CONFESSIONS OF AN IMAGINARY FRIEND by Michelle Cuevas
Jacques has just discovered that he’s imaginary — which certainly explains why everyone always ignores him and talks to his “sister” Fleur instead but doesn’t really tell him much about where he fits into the world. When Fleur’s worried parents take her to a psychiatrist to talk about her attachment to her imaginary friend, Jacques meets a whole group of oddball Invisibles in the waiting room, including Stinky Sock, who invites Jacques to the next meeting of Imaginaries Anonymous. As Jacques is reassigned to child after child, reforming his identity to fit their imaginary friend needs, he ponders the nature of reality and existence.
So clearly this is a niche book that gets a little heavy-handed with the whimsy sometimes, but it’s a sweet, odd story that makes a great family readaloud and a springboard to conversations about friendship, belonging, and (why not?) the meaning of life. It’s particularly easy to identify with Jacques’s feelings of invisibility early on: No one ever picks him for kickball, bus drivers close the doors in his face, people never talk to him directly. Figuring out that he’s an imaginary friend — and therefore literally invisible to people who aren’t his imagine-ers — may throw Jacques into an existential crisis, but it’s also kind of a relief. You might think of this as Toy Story for imaginary friends — just as that popular Pixar flick introduced the idea that toys have their own inner lives and experiences that their children know nothing about, this book suggests we only know the tiniest bit about our imaginary friends.

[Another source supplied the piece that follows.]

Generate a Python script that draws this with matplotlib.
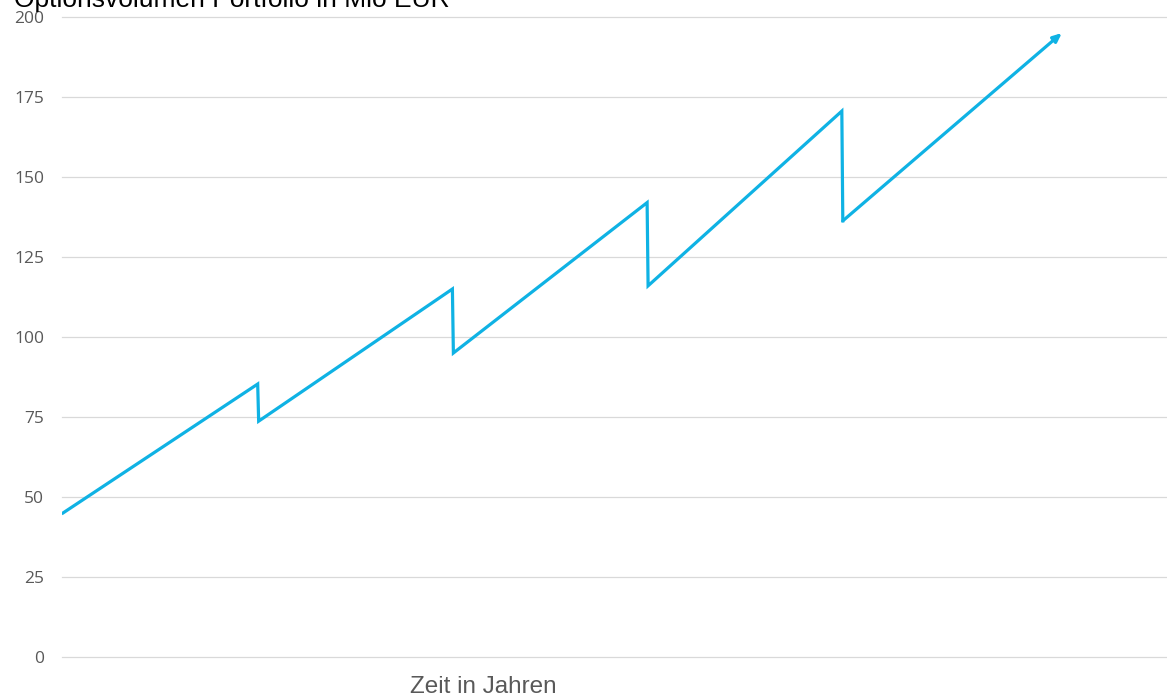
import matplotlib.pyplot as plt

# data (x in years, y in Mio EUR)
years = [0, 1, 1.005, 2, 2.005, 3, 3.005, 4, 4.005]
volume = [45, 85.3, 73.7, 115, 95, 142, 116, 170.6, 136.3]
arrow_end = (5.13, 195)
yticks = [0, 25, 50, 75, 100, 125, 150, 175, 200]

line_color = '#0FB2E4'
grid_color = '#D9D9D9'
text_grey = '#595959'

fig = plt.figure(figsize=(11.67, 6.99), dpi=100)
ax = fig.add_axes([62 / 1167, 42 / 699, 1 - 62 / 1167, 640 / 699])

ax.plot(years, volume, color=line_color, lw=2.3, solid_joinstyle='miter')
ax.annotate('', xy=arrow_end, xytext=(years[-1], volume[-1]),
            arrowprops=dict(arrowstyle='-|>,head_length=0.5,head_width=0.22',
                            color=line_color, lw=2.3, shrinkA=0, shrinkB=0))

ax.set_xlim(-0.005, 5.67)
ax.set_ylim(0, 200)
ax.set_yticks(yticks)
ax.set_xticks([])
ax.grid(axis='y', color=grid_color, lw=0.9)
for gl in ax.get_ygridlines():
    gl.set_clip_on(False)
ax.set_axisbelow(True)
for s in ax.spines.values():
    s.set_visible(False)
ax.tick_params(axis='y', length=0, pad=13, labelsize=12.5, labelcolor=text_grey)
for lab in ax.get_yticklabels():
    lab.set_fontfamily('Open Sans')

fig.text(14 / 1167, 1 - 7 / 699, 'Optionsvolumen Portfolio in Mio EUR',
         fontsize=19, family='Liberation Sans', color='black', va='baseline', ha='left')
fig.text(483 / 1167, 1 - 687 / 699, 'Zeit in Jahren',
         fontsize=17.5, family='Liberation Sans', color=text_grey, va='center', ha='center')

fig.savefig('out.png', dpi=100)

There are plenty of funny parts clearly written for parent readers — when Jacques is on the phone with the hilariously bureaucratic imaginary friend placement agency, his phone tree options include “Press 1 if you have been imagined as a trademark character and are worried about legal action” and “Press 2 if you have been imagined as food and are about to be eaten.” If you have kids who just can’t handle lots of whimsy, this whimsy-rich book is not going to be a good pick, but for kids who love a gentle fantasy with a philosophical twist and who can handle a tender, bittersweet ending, this is a delightful winter readaloud.
Quotable: “To tell the truth, I was beginning to think you would be in awe of anyone if you saw the parts of them that no one else gets to see. If you could watch them making up little songs, and doing funny faces in the mirror; if you saw them high-fiving a leaf on a tree, or stopping to watch a green inchworm hanging midair from an invisible thread, or just being really different and lonely and crying sometimes at night. Seeing them, the real them, you couldn't help but think that anyone and everyone is amazing.”